The lawyer for Syuzan Patvakanyan (above) claims that the network responsible for the disappearance of her daughter is vast (Credit: AFP/Karen Minasyan)

The lawyer for Syuzan Patvakanyan (above) claims that the network responsible for the disappearance of her daughter is vast (Credit: AFP/Karen Minasyan)

In a separate incident in November, Armenian security services said that they had discovered another criminal network that was organising international adoptions without the consent of the parents of the children. Between 2016 and 2018, more than 30 babies were adopted by Italians in connection to this case.

Authorities said that young mothers attempting to get abortions were forced to carry their pregnancies to term so that their babies could then be adopted. Armenian authorities began investigating these cases after they discovered that foreign adoptions greatly outnumbered local adoptions.

"Today we have a database including information on children who are eligible for adoption and those who have already been adopted," Aida Muradyan, Programme Manager for Armenia at children's charity World Vision, told AFP. 

"And a combination of basic data shows that we have a mismatch in numbers.

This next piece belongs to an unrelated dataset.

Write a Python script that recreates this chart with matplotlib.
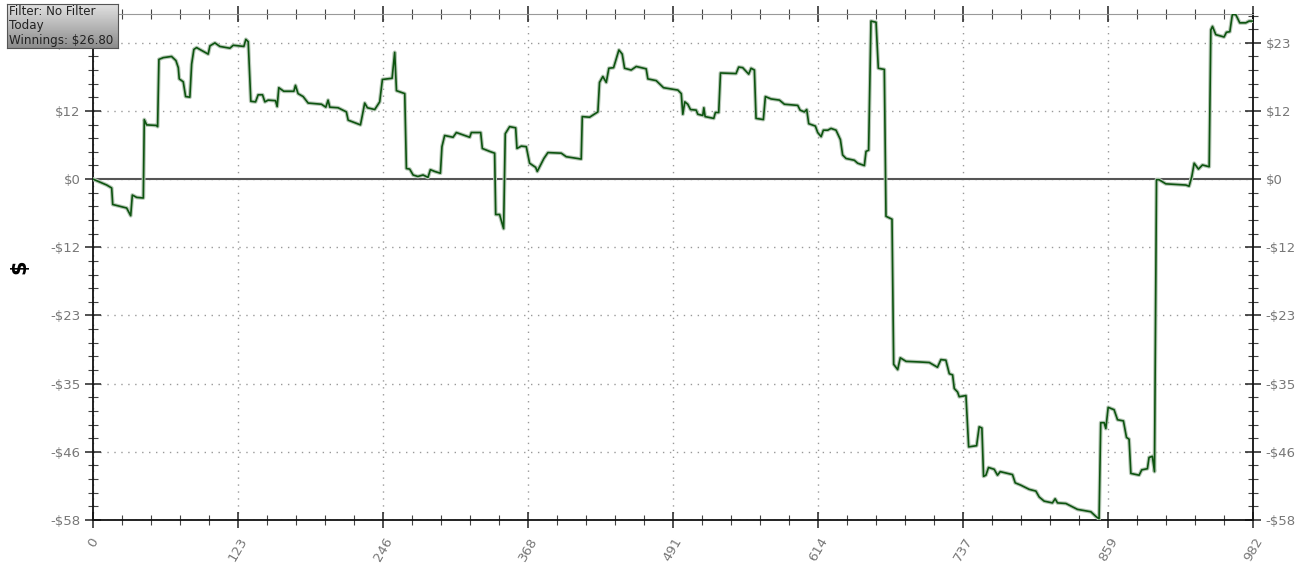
import numpy as np
import matplotlib.pyplot as plt
import matplotlib.patheffects as pe
from matplotlib.ticker import MultipleLocator

# cumulative winnings per hand
hands = [0, 11.6, 15.8, 16.7, 28.5, 31.9, 33.3, 37, 42.6, 43.4, 45.4, 53.9, 54.7,
         55.8, 59.5, 66.5, 70.2, 72.2, 73, 76.4, 78.4, 82, 83.5, 85.4, 87.7, 97.5,
         99, 103.2, 107.4, 115.9, 118.7, 127.7, 129.4, 131.4, 133.6, 137.6, 139.8,
         143.5, 145.5, 148.3, 154.5, 155.9, 157.3, 161.5, 170, 171.4, 173.6, 177.9,
         182.1, 193.4, 197.1, 199, 200.5, 207.5, 214.5, 216, 226.4, 228.1, 230,
         232.3, 238.5, 242.7, 245, 253.2, 255.4, 256.9, 263.9, 265.3, 268.1, 271,
         275, 279.4, 283.6, 285.6, 289.3, 294.1, 295.4, 297.7, 304.8, 307.6, 318.9,
         320.3, 328.2, 329.6, 335.8, 340, 340.9, 344.2, 347.6, 349, 352.7, 357.8,
         358.9, 362.6, 366.8, 369.6, 374.7, 376.1, 378.1, 381.7, 385.1, 396.4,
         400.6, 413.3, 414.2, 420.4, 427.4, 428.8, 431.6, 434.5, 436.7, 440.7,
         445.2, 448, 450, 455.6, 459.9, 468.3, 469.7, 476.8, 483, 495.1, 498,
         499.3, 501, 503.5, 505.8, 510.6, 512, 516.2, 517.1, 518.2, 525.5, 526.9,
         529.7, 531.2, 544.4, 546.6, 550, 555.1, 557.1, 559.9, 561.3, 567.5,
         569.2, 574, 581.1, 585.3, 596.6, 598.6, 602.2, 604.2, 605.9, 611.5,
         613.5, 616.4, 618.3, 622, 624.8, 629, 632.7, 634.6, 637.5, 644.5, 647.3,
         653, 654.4, 656.6, 658.6, 662.9, 664.8, 669.9, 671.3, 676.4, 677.8,
         681.2, 683.4, 688.3, 699.5, 708, 714.9, 717.8, 722, 724.9, 727.7, 729.1,
         731.9, 733.3, 739, 741.3, 748, 750.2, 752.5, 753.9, 755.9, 758.1, 762.9,
         765.7, 768, 778.4, 780.7, 785.5, 792.5, 798.2, 801, 805.2, 812.2, 814.5,
         816.5, 823.6, 833.4, 844.7, 849, 851.7, 853.1, 856, 857.4, 859.4, 864.4,
         867.3, 872.3, 874.9, 877.1, 878.6, 885.6, 887.8, 892.6, 894, 896.8,
         898.6, 900.3, 902.5, 908.2, 925.1, 927.9, 930.2, 932.2, 935.8, 939.2,
         944.9, 946.3, 947.7, 950.5, 957.5, 959.5, 962.4, 964.5, 967.4, 970.8,
         975.9, 978.7, 982]
winnings = [0, -1.0, -1.5, -4.3, -4.9, -6.2, -2.7, -3.1, -3.2, 10.1, 9.2, 9.1, 8.9,
            20.3, 20.6, 20.8, 20.1, 18.9, 17.0, 16.5, 14.0, 13.9, 19.5, 22.0, 22.3,
            21.2, 22.6, 23.1, 22.5, 22.2, 22.7, 22.5, 23.7, 23.3, 13.2, 13.1, 14.3,
            14.3, 13.1, 13.4, 13.3, 12.3, 15.5, 14.9, 14.9, 15.9, 14.5, 14.0, 12.9,
            12.7, 12.2, 13.4, 12.2, 12.1, 11.4, 10.0, 9.2, 10.9, 12.9, 12.1, 11.8,
            13.1, 16.9, 17.1, 21.5, 15.0, 14.5, 1.8, 1.7, 0.7, 0.45, 0.7, 0.3, 1.6,
            1.3, 1.0, 5.5, 7.4, 7.1, 7.9, 7.1, 7.9, 7.9, 5.2, 4.7, 4.4, -6.0, -6.0,
            -8.4, 7.7, 8.9, 8.7, 5.2, 5.6, 5.5, 2.7, 2.0, 1.3, 2.1, 3.5, 4.5, 4.4,
            3.8, 3.4, 10.6, 10.5, 11.4, 16.4, 17.4, 16.4, 18.8, 18.9, 21.9, 21.2,
            18.8, 18.5, 19.1, 18.7, 17.0, 16.7, 15.5, 15.1, 14.5, 11.0, 13.1, 12.7,
            11.8, 11.7, 11.0, 10.8, 12.1, 10.6, 10.3, 11.3, 11.3, 18.0, 17.9, 19.0,
            18.9, 17.8, 18.8, 18.5, 10.3, 10.1, 14.0, 13.6, 13.4, 12.7, 12.5, 11.7,
            11.4, 11.8, 9.4, 9.0, 7.9, 7.2, 8.3, 8.3, 8.6, 8.3, 6.7, 4.1, 3.5, 3.2,
            2.7, 2.3, 4.7, 4.9, 26.8, 26.6, 18.8, 18.6, -6.3, -6.8, -31.4, -32.3,
            -30.3, -30.9, -31.0, -31.1, -31.9, -30.6, -30.7, -33.0, -33.2, -35.5,
            -36.1, -36.9, -36.7, -45.4, -45.2, -42.0, -42.2, -50.4, -50.2, -48.9,
            -49.2, -50.2, -49.6, -50.1, -51.5, -51.9, -52.6, -52.9, -53.9, -54.6,
            -54.9, -54.2, -54.9, -55.0, -56.0, -56.4, -57.2, -57.6, -41.3, -41.3,
            -42.3, -38.7, -39.1, -40.8, -41.0, -43.8, -44.1, -49.9, -50.2, -49.3,
            -49.1, -47.2, -47.0, -49.6, -0.1, -0.1, -0.8, -1.0, -1.2, 0.45, 2.7,
            1.7, 2.4, 2.1, 25.3, 25.9, 24.5, 24.1, 24.9, 25.0, 27.9, 27.9, 26.5,
            26.5, 26.8, 26.8]

x_ticks = np.linspace(0, 982, 9)
x_labels = ["0", "123", "246", "368", "491", "614", "737", "859", "982"]
y_step = 11.56
y_ticks = np.arange(-5, 3) * y_step
y_labels = ["-$58", "-$46", "-$35", "-$23", "-$12", "$0", "$12", "$23"]

fig = plt.figure(figsize=(13.03, 5.66), dpi=100)
ax = fig.add_axes([93 / 1303, 46 / 566, 1160 / 1303, 506 / 566])

ax.plot(hands, winnings, color="#0d5410", lw=1.2, zorder=3,
        path_effects=[pe.Stroke(linewidth=2.8, foreground="#b8c8b8"), pe.Normal()])
ax.axhline(0, color="#555555", lw=1.5, zorder=2)

ax.set_xlim(0, 982)
ax.set_ylim(-5 * y_step, 28.0)
ax.set_xticks(x_ticks)
ax.set_xticklabels(x_labels, rotation=60, ha="center", color="#777777", fontsize=9.5)
ax.set_yticks(y_ticks)
ax.set_yticklabels(y_labels, color="#777777", fontsize=9.5)
ax.xaxis.set_minor_locator(MultipleLocator(982 / 40))
ax.yaxis.set_minor_locator(MultipleLocator(y_step / 5))

ax.tick_params(which="major", direction="inout", length=12, width=1.1, color="#222222",
               left=True, right=True, labelright=True, top=True, pad=3)
ax.tick_params(which="minor", direction="inout", length=7, width=0.8, color="#444444",
               left=True, right=True, top=True)
ax.tick_params(axis="x", which="major", pad=5)

ax.grid(which="major", ls=(0, (1, 4)), color="#999999", lw=1)
for side in ["left", "bottom", "right"]:
    ax.spines[side].set_color("#111111")
    ax.spines[side].set_linewidth(1.3)
ax.spines["top"].set_color("#999999")

ax.set_ylabel("$", fontsize=15, fontweight="bold")
ax.yaxis.set_label_coords(-0.055, 0.5)

# info box in the top-left corner (drawn over the left $23 label, as in the original)
box = fig.add_axes([7 / 1303, 1 - 48 / 566, 111 / 1303, 44 / 566])
grad = np.linspace(0.88, 0.55, 50).reshape(-1, 1)
box.imshow(grad, aspect="auto", cmap="gray", vmin=0, vmax=1, extent=[0, 1, 0, 1])
box.set_xticks([])
box.set_yticks([])
for s in box.spines.values():
    s.set_color("#555555")
box.text(0.02, 0.5, "Filter: No Filter\nToday\nWinnings: $26.80", fontsize=8.6,
         color="#222222", va="center", ha="left", linespacing=1.15,
         transform=box.transAxes)

fig.savefig("out.png", dpi=100)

This means that there are adopted children, and that we do not have information about them, and we also do not know how many children are currently subject to adoption."

Adoptions have been temporarily suspended in Armenia, and the country plans on abolishing orphanages by 2023.

According to a 2017 Human Rights Watch report, thousands of Armenian children were separated from their parents and placed in orphanages without just cause, and more than 90 percent of all children in Armenian orphanages have at least one living parent.